LookupForensics: A Large-Scale Multi-Task Dataset for Multi-Phase Image-Based Fact Verification
Authors: Shuhan Cui, Huy H. Nguyen, Trung-Nghia Le, Chun-Shien Lu, Isao Echizen
Published: 2024-07-26 09:15:29+00:00
Comment: Pages 1-13 are the main body of the paper, and pages 14-16 are the supplementary material
AI Summary
This paper introduces the novel task of image-based automated fact verification, which aims to not only detect forged images but also retrieve their original authentic counterparts. To address this, the authors propose a two-phase open framework integrating forgery identification and fact retrieval components. Additionally, they construct LookupForensics, a large-scale, multi-task dataset tailored for this task, featuring diverse image manipulations and comprehensive annotations to advance research in both forgery detection and fact retrieval.
Abstract
Amid the proliferation of forged images, notably the tsunami of deepfake content, extensive research has been conducted on using artificial intelligence (AI) to identify forged content in the face of continuing advancements in counterfeiting technologies.

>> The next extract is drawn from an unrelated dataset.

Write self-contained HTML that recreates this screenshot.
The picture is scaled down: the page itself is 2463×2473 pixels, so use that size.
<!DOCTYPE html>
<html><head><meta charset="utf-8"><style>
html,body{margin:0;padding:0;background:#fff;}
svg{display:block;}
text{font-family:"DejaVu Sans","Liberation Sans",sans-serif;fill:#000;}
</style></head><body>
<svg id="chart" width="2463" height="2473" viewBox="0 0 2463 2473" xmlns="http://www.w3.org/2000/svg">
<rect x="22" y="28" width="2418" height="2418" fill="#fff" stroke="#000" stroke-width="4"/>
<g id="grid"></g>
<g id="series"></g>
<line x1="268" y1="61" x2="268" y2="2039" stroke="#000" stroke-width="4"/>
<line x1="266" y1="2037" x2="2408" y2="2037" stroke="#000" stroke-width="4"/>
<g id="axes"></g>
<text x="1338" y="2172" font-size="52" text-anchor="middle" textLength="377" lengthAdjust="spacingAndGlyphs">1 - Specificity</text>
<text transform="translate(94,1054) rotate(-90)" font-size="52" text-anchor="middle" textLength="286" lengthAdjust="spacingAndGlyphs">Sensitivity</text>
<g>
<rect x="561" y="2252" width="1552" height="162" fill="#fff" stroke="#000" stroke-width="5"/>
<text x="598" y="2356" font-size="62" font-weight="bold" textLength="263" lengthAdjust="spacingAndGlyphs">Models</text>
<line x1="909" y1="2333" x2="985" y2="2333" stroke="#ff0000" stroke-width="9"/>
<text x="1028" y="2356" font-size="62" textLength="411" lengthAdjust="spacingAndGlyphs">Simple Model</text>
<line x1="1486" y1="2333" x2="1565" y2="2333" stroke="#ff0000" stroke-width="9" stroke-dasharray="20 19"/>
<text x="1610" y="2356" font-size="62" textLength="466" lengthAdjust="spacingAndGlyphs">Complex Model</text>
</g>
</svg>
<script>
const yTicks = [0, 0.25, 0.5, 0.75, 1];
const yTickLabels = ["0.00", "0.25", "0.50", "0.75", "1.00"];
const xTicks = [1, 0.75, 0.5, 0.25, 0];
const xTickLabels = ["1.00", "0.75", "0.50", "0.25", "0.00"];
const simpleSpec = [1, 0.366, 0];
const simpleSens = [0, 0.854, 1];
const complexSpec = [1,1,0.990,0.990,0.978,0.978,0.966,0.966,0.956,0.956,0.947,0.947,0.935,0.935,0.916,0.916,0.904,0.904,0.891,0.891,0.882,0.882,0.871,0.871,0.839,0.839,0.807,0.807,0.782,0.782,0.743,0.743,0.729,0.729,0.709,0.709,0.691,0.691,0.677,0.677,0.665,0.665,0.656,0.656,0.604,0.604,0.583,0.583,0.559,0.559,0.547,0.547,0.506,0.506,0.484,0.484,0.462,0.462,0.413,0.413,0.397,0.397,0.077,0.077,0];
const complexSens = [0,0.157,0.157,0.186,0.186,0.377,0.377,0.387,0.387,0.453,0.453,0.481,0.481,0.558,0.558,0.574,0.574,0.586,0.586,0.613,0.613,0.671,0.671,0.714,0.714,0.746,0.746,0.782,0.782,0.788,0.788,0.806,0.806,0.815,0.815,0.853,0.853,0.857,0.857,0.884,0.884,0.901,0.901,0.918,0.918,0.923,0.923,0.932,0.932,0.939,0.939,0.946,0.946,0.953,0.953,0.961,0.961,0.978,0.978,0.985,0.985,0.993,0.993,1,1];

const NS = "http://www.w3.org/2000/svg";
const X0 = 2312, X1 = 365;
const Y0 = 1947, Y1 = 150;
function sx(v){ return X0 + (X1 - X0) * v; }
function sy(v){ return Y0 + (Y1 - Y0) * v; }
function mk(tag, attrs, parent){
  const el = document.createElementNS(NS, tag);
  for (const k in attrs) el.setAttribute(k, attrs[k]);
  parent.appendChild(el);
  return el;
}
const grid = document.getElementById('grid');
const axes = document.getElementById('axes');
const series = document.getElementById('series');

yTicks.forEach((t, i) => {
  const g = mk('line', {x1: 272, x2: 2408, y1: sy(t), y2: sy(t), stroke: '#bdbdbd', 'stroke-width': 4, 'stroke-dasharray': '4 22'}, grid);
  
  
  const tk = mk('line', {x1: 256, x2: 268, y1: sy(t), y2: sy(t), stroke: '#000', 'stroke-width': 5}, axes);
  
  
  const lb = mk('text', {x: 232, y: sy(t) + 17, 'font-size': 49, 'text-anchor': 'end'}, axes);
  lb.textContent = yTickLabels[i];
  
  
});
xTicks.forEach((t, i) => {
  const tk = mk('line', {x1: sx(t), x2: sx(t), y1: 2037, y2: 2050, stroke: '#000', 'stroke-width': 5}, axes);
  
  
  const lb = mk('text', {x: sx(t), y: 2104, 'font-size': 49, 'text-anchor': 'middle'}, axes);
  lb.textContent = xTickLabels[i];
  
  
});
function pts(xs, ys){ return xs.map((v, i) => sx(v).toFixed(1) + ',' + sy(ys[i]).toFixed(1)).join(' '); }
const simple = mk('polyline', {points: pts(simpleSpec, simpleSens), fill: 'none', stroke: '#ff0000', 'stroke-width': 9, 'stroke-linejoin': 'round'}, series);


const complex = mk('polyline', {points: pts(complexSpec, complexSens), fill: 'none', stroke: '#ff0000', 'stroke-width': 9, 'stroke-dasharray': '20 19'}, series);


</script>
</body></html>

We have investigated the use of AI to provide the original authentic image after deepfake detection, which we believe is a reliable and persuasive solution. We call this image-based automated fact verification, a name that originated from a text-based fact-checking system used by journalists. We have developed a two-phase open framework that integrates detection and retrieval components. Additionally, inspired by a dataset proposed by Meta Fundamental AI Research, we further constructed a large-scale dataset that is specifically designed for this task. This dataset simulates real-world conditions and includes both content-preserving and content-aware manipulations that present a range of difficulty levels and have potential for ongoing research. This multi-task dataset is fully annotated, enabling it to be utilized for sub-tasks within the forgery identification and fact retrieval domains. This paper makes two main contributions: (1) We introduce a new task, image-based automated fact verification, and present a novel two-phase open framework combining forgery identification and fact retrieval. (2) We present a large-scale dataset tailored for this new task that features various hand-crafted image edits and machine learning-driven manipulations, with extensive annotations suitable for various sub-tasks. Extensive experimental results validate its practicality for fact verification research and clarify its difficulty levels for various sub-tasks.